A practical guide for a beginning student of biblical languages. Finley explains the basics very well and the charts he provides serve as incredible resources I know I will return to over the years.
“How Biblical Languages Work” is a book that is designed for a person who is interested in, about to begin, or just beginning to study the Biblical languages (Hebrew and Greek). You do not need to know any language other than English to read it. I would also note that while it is designed for those who will go on to be students of Hebrew and Greek, it would be a great help to any lay person who wants to understand their English Bible better. It isn’t necessarily for beginners, but it can be used by them if they are determined enough.
The book starts out by defining language as “systems of conventionalized symbols used by groups of people to communicate and to express their identity.” From here it breaks down all these aspects of language and how they work together. In fact, though it is not really a long book, it went way more in depth than I expected. It talks about syllables, morphemes, compound words, sentence makeup, semantics, dialects, and why translation is not an exact art. Also discussed in the book is why studying the original languages might be important to you and a few helpful study tips. The only downside is that there are parts that are very technical and may require lots of concentration to read with understanding.
Overall, I’d say this book is excellent. Outside of the Bible, there are very few books that say nothing I disagree with. You can add this book to the list of those that I totally agree with. It is factual, concise, and in-depth. Furthermore, it has exercises that are good to do and extremely enlightening at the end of each chapter. This will be a great resource for many years to come.
I've always been fascinated with languages and with language in general, so I'm easily captivated by books on language and linguistics.
This volume is written from a Christian perspective, and specifically for the use of preachers, missionaries, and other ministers of the Gospel in understanding the Bible at a deeper level than just reading and comparing translations.
It begins with a general discussion of the phenomenon of language, starting with how speech sounds are made, and moving through morphemes, syntax and semantics. Then it moves into the specifics of how Biblical Hebrew and Koine Greek differ from English in these various specifics.

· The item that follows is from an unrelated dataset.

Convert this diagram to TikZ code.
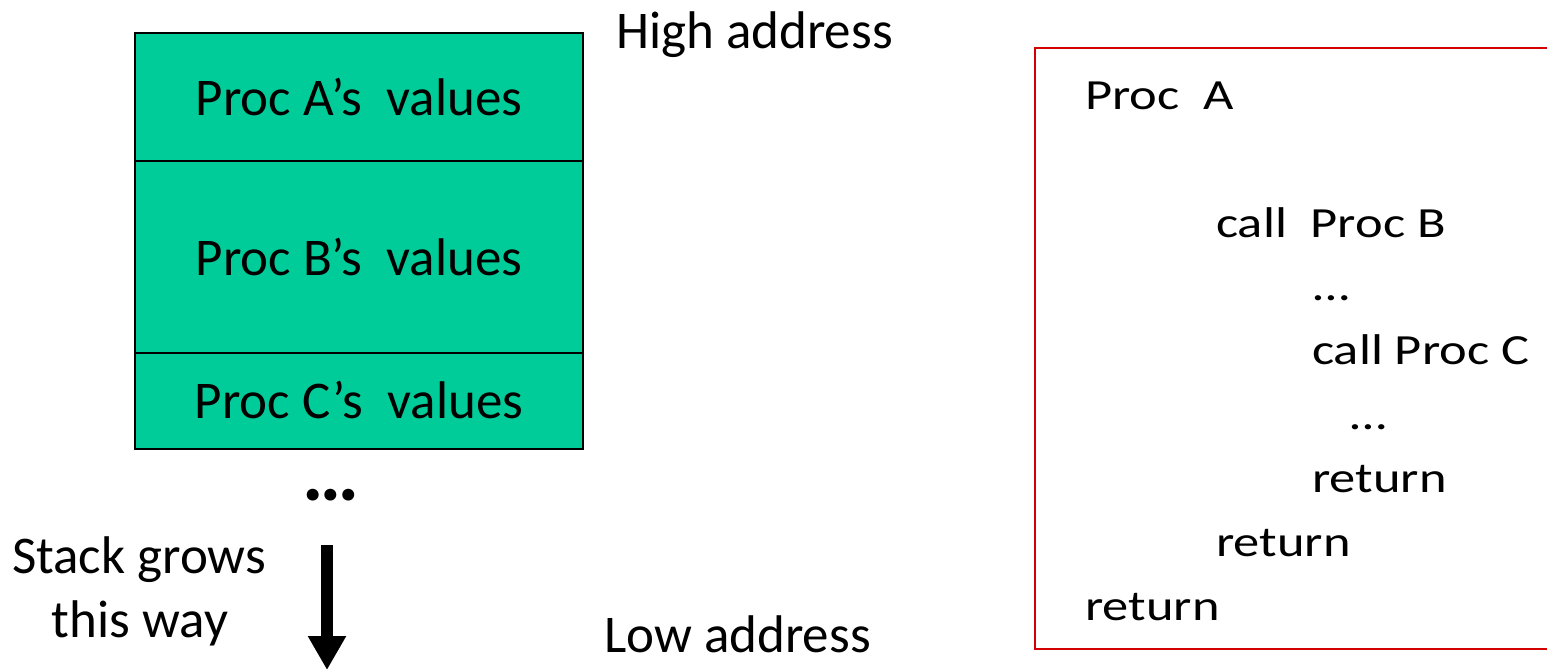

It's particularly interesting to see how metaphor and other figurative speech is often very culture-bound and difficult to translate -- something that we spent a great deal of time discussing in a course on literary translation I took in my senior year of college at the University of Illinois. Too literalistic, and the translation can be meaningless to anyone but experts. Too free, and one can betray the original, even lose the meaning altogether. This is an especially sensitive matter with sacred texts, since infelicities of translation raise the question of whether one is losing doctrinally vital elements of Scripture and thus leading believers astray.
Neat idea: take a linguistics textbook and throw out everything that doesn't pertain to English, Greek or Hebrew. In my opinion, linguistics is best approached in workbook form than in a book form, which made much of it unhelpful. The text also uses SBL instead Greek or Hebrew type. A MAJOR shortcoming since most of the users of a book like this are learning the languages a need more practice with the language itself.
surprisingly technical, far beyond the high school level. bounces back and forth between Greek and Hebrew, which kept me a bit confused, and referenced the old High German language and numerous other forms. should be retitled "A Doctoral Student's Guide".
This book was an introduction to the main topics in linguistics, with the Biblical languages as examples. It does fulfill its purpose well but I felt it boring since I had already read an intro to linguistics book and learned the languages.
By title, one would expect this book to be targeting students who are commencing studies of Biblical languages, and it is - to an extent. The book covers basic concepts of linguistics, and really encourages the reader to think abstractly about common features of languages. However, there are some sections early in the book (particularly in the sections that address letters, sounds, and how words change) that could easily overwhelm a beginning student. I found myself ignoring detail because I was really trying to approach languages from a higher, more abstract level.
There is definitely helpful information here for the student who is new to the biblical languages. Sometimes the authors get too deep into linguistic discussions that are probably too obscure for Greek and Hebrew students.